__Raw data__:
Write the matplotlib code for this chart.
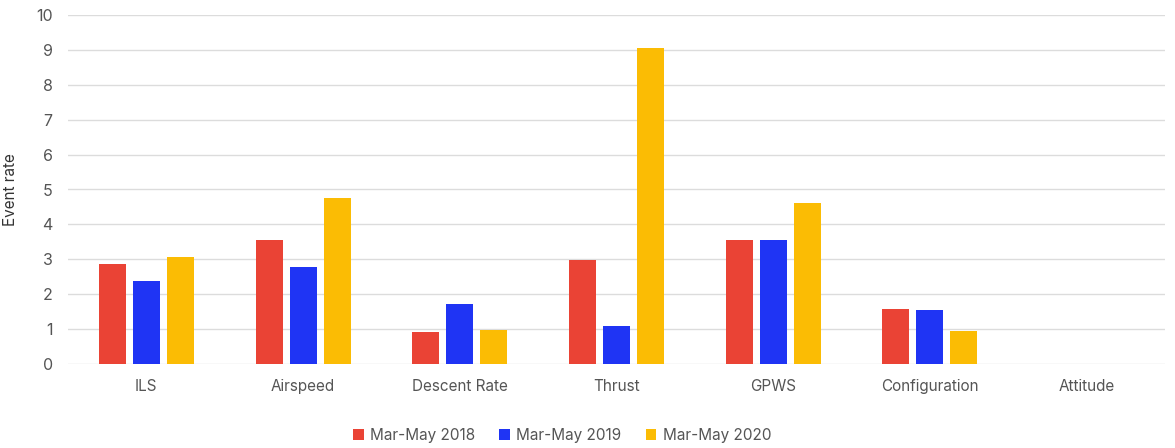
import matplotlib

matplotlib.use("Agg")
import matplotlib.pyplot as plt
import numpy as np

categories = ["ILS", "Airspeed", "Descent Rate", "Thrust", "GPWS", "Configuration", "Attitude"]
series_names = ["Mar-May 2018", "Mar-May 2019", "Mar-May 2020"]
rate_2018 = [2.87, 3.56, 0.92, 2.99, 3.56, 1.57, 0]
rate_2019 = [2.39, 2.79, 1.72, 1.10, 3.56, 1.55, 0]
rate_2020 = [3.06, 4.77, 0.98, 9.05, 4.62, 0.94, 0]
colors = ["#EA4335", "#1F34F4", "#FBBC04"]

TEXT = "#555555"
plt.rcParams["font.family"] = ["Inter", "DejaVu Sans"]

fig = plt.figure(figsize=(11.75, 4.48), dpi=100)
ax = fig.add_axes([68 / 1175, 84 / 448, 1097 / 1175, 349 / 448])

x = np.arange(len(categories))
width = 0.172
step = 0.217
for i, (vals, name, col) in enumerate(zip([rate_2018, rate_2019, rate_2020], series_names, colors)):
    ax.bar(x + (i - 1) * step, vals, width=width, color=col, label=name, zorder=3)

ax.set_xlim(-0.5, len(categories) - 0.5)
ax.set_ylim(0, 10)
ax.set_yticks(range(0, 11))
ax.set_xticks(x)
ax.set_xticklabels(categories)
ax.tick_params(axis="both", length=0, colors=TEXT, labelsize=11)
ax.tick_params(axis="y", labelsize=11.5, pad=11)
ax.tick_params(axis="x", pad=11)
ax.grid(axis="y", color="#dcdcdc", linewidth=1, zorder=0)
for s in ax.spines.values():
    s.set_visible(False)
ax.set_ylabel("Event rate", color="#333333", fontsize=11)
# label sits ~18 px from the left edge in the source
ax.yaxis.set_label_coords((18 - 68) / 1097, 0.5)

fig.legend(loc="center", bbox_to_anchor=(562 / 1175, 1 - 435 / 448), ncol=3, frameon=False,
           fontsize=11, labelcolor=TEXT, handlelength=0.7, handleheight=0.7,
           handletextpad=0.4, columnspacing=1.6)

fig.savefig("out.png", dpi=100)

__Instructions for the task__:
Reproduce the material above exactly, first line through the line that contains "import numpy as np", minus the pictures.

__Full output__:
Write the matplotlib code for this chart.
import matplotlib

matplotlib.use("Agg")
import matplotlib.pyplot as plt
import numpy as np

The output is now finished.